Understanding, knowledge and intellect are things that we usually attribute to living beings, therefore it would seem natural to attribute “life” to God Himself. Indeed, scripture itself attributes life to God in a number of places. We’re already aware of the need to understand the use of analogy where predicates attributed to God are based on human experience, so how does this apply the predicate “living”?
The Thread of the Argument
A1: First of all, we must be clear about what we consider life to be on the basis of natural experience. The question asked in the first article may seem rather strange: “Are all natural things alive?” However the point of the question is to allow Aquinas to make the distinction between things that move (the claim made in the objections is that all natural things can move and are therefore alive) and things that move themselves. Aquinas claims that we can distinguish living things from non-living things on the basis of their ability to move themselves.

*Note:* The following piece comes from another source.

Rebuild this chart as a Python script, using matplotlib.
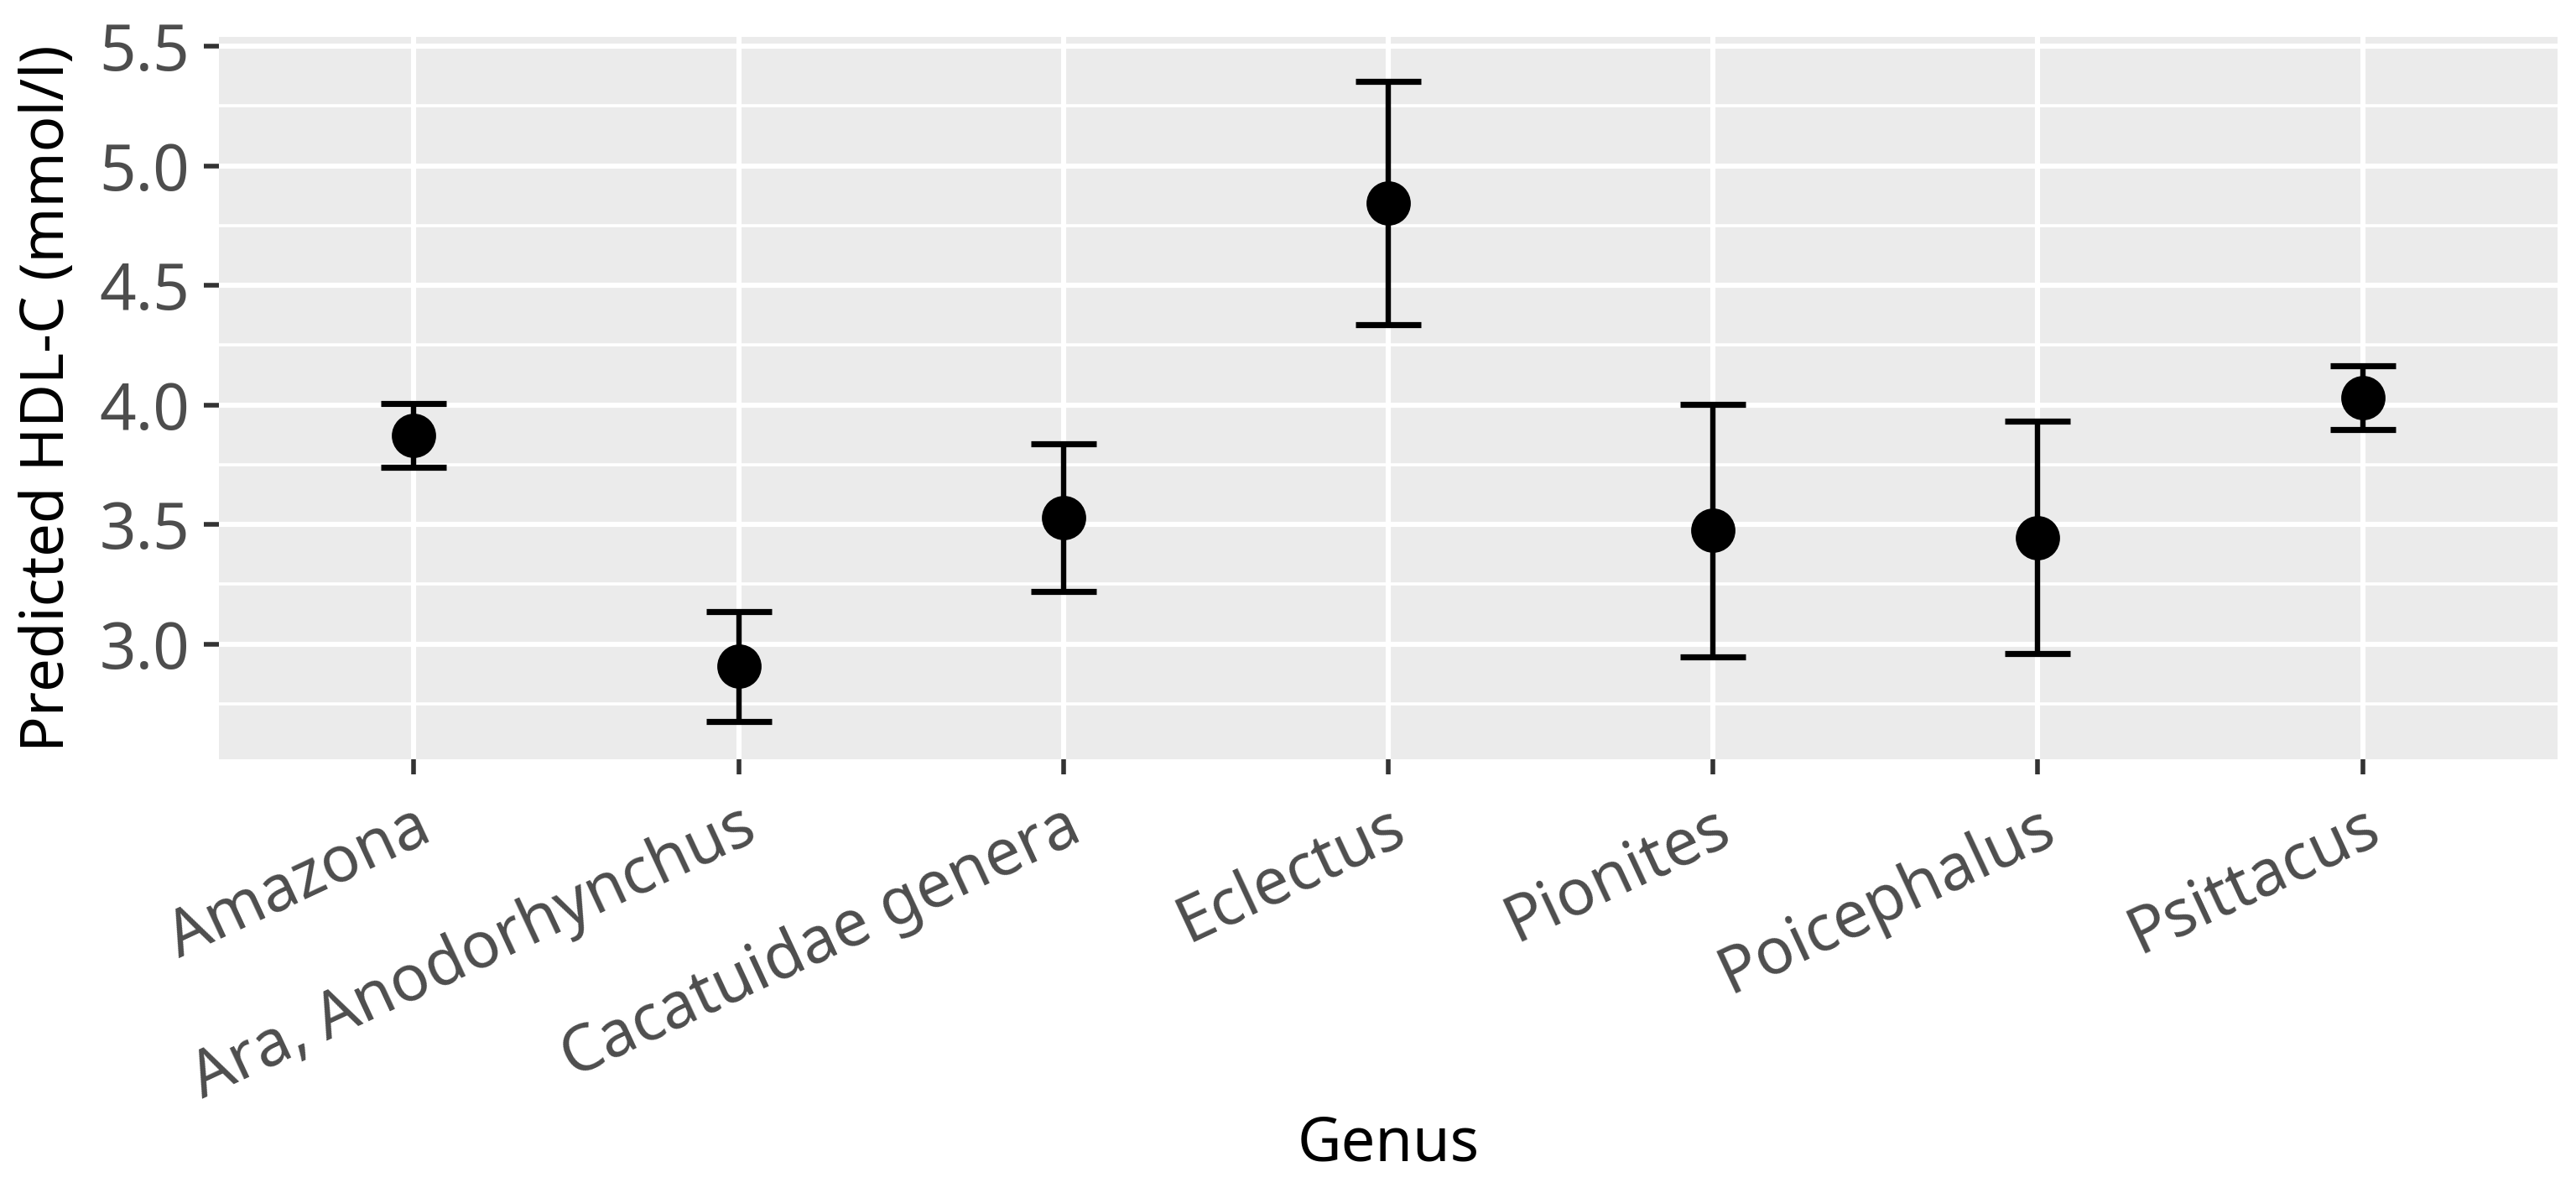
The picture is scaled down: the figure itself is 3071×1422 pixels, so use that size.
import matplotlib.pyplot as plt
import numpy as np
from matplotlib.ticker import MultipleLocator

# Data
genus = ['Amazona', 'Ara, Anodorhynchus', 'Cacatuidae genera', 'Eclectus',
         'Pionites', 'Poicephalus', 'Psittacus']
hdl_pred = np.array([3.872, 2.907, 3.527, 4.846, 3.475, 3.444, 4.030])
hdl_low = np.array([3.738, 2.675, 3.218, 4.337, 2.945, 2.960, 3.896])
hdl_high = np.array([4.006, 3.137, 3.836, 5.353, 4.003, 3.931, 4.165])

plt.rcParams['font.family'] = ['Noto Sans', 'DejaVu Sans']

fig = plt.figure(figsize=(15.355, 7.11), dpi=200)
ax = fig.add_axes([0.085, 0.3636, 0.9078, 0.6054])
ax.set_facecolor('#EBEBEB')

x = np.arange(len(genus))
yerr = np.vstack([hdl_pred - hdl_low, hdl_high - hdl_pred])
ax.errorbar(x, hdl_pred, yerr=yerr, fmt='o', color='black', markersize=18,
            elinewidth=2.3, capsize=14, capthick=2.6, zorder=3)

# ggplot-like grid
ax.set_xlim(-0.6, len(genus) - 1 + 0.6)
ax.set_ylim(2.518, 5.539)
ax.yaxis.set_major_locator(MultipleLocator(0.5))
ax.yaxis.set_minor_locator(MultipleLocator(0.25))
ax.set_yticks([3.0, 3.5, 4.0, 4.5, 5.0, 5.5])
ax.grid(which='major', color='white', linewidth=2.2)
ax.grid(which='minor', axis='y', color='white', linewidth=1.3)
ax.set_axisbelow(True)
for s in ax.spines.values():
    s.set_visible(False)

ax.set_xticks(x)
ax.set_xticklabels(genus, rotation=25, ha='right', va='top', rotation_mode='anchor',
                   fontsize=27.5, color='#4D4D4D')
ax.tick_params(axis='y', which='major', labelsize=27.5, labelcolor='#4D4D4D',
               length=6.5, width=2, color='#333333', pad=6)
ax.tick_params(axis='y', which='minor', length=0)
ax.tick_params(axis='x', length=6.5, width=2, color='#333333', pad=9)

ax.set_xlabel('Genus', fontsize=26, va='center')
ax.xaxis.set_label_coords(0.5, -0.534)
ax.set_ylabel('Predicted HDL-C (mmol/l)', fontsize=25.5, va='center', ha='center')
ax.yaxis.set_label_coords(-0.073, 0.5)

fig.savefig('out.png', dpi=200)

A2: Asking what life consists in is one of those perennial questions, beloved in recent years by mass market lifestyle gurus. Aquinas points out that there is a serious side to it: is living something that we do (an activity) or is it part of our being? Aquinas is quite clear that although we pursue activity while we are alive, there is more to life than simply this. His reasoning follows the idea of inferring essences from substantial accidents that we’ve noted in the “metaphysics” document. Here, in accordance with the answer in the first article, we ascribe life to things according to their movements or their activities. But we mustn’t mistake these properties for the underlying essence. Aquinas tells us that “living” is a substantial predicate; in other words, it points to the underlying essence (the very being itself). He is willing to concede that, linguistically, we do use the word “living” in a less proper sense to describe those activities that living beings pursue.
A3: Having dealt with the preliminaries, Aquinas can turn to the question of how we attribute life to God. However, having associated life with self-movement, he now faces the objection that God although moving others, is Himself unmoving! To get out of this conundrum, Aquinas observes a hierarchy in living beings associated with the degree to which they act of themselves. For the lowest forms of life, such as plants, their movement (such as growth or response to the sun) is determined for them by the forms that nature has endowed them with. For animals, the next step up the hierarchy, movement is determined not only by the form that they are endowed with but by the forms that they receive through the senses. Even within the class of animals there is a hierarchy according to the perfection of their sense abilities – so oysters are “lower” animals than dogs, for example. Animals react to instinct and external stimuli, but humans go one further than that: they have ends which they determine for themselves. Reason and intellect allow us to connect means and ends to achieve our goals. But even humans do not provide either first principles or their final end. At the top of the hierarchy is God who does not have anything supplied to Him by another and therefore God possesses life to the fullest degree. Throughout the argument, Aquinas has made a subtle generalization from identifying life with physical self-movement to identifying it with degrees of self-actualization. God, being pure actuality, is therefore “living” in the fullest meaning of the term and our analogical use of the word for creatures gets specialized to self-movement.
A4: God’s nature is His own act of understanding and we must also understand His life to be His understanding (from what has been said in the previous article). Also, we recall that God’s understanding is itself creative. So, “whatever is in God as something understood is His very life” and therefore “in Him all things are His divine life”. In this sense, we can assert that everything in God is life. God holds everything in being and in this sense gives “life” to them; the natures of things that are not in themselves alive are given “life” thought their existence in God’s mind. Aquinas illustrates this idea further in the reply to the third objection. At the level of natures, things have a truer existence in the mind of God (as forms) than they do in themselves; but as individuals (individuated by matter) their individual existence is more truly in themselves than in God’s mind.
- Article 2 relates to the contrast often made between a “mechanical” view of the world, and a world that sees the mechanics as simply part of a wider reality with truth, being, goodness, beauty and unity being key to understanding the world around us. This article is one of those places where Thomas insists that the substance (that is, the very being) of things is not simply their collection of properties. (So, in modern metaphysical jargon, Thomas does not subscribe to a “bundle” theory of ontology). Rather the properties of things (their substantial accidents) point us to their corresponding substances and thus to their being. In this case “living” might appear at first sight to be a property only in the sense of an activity, but to stop there is to miss the point.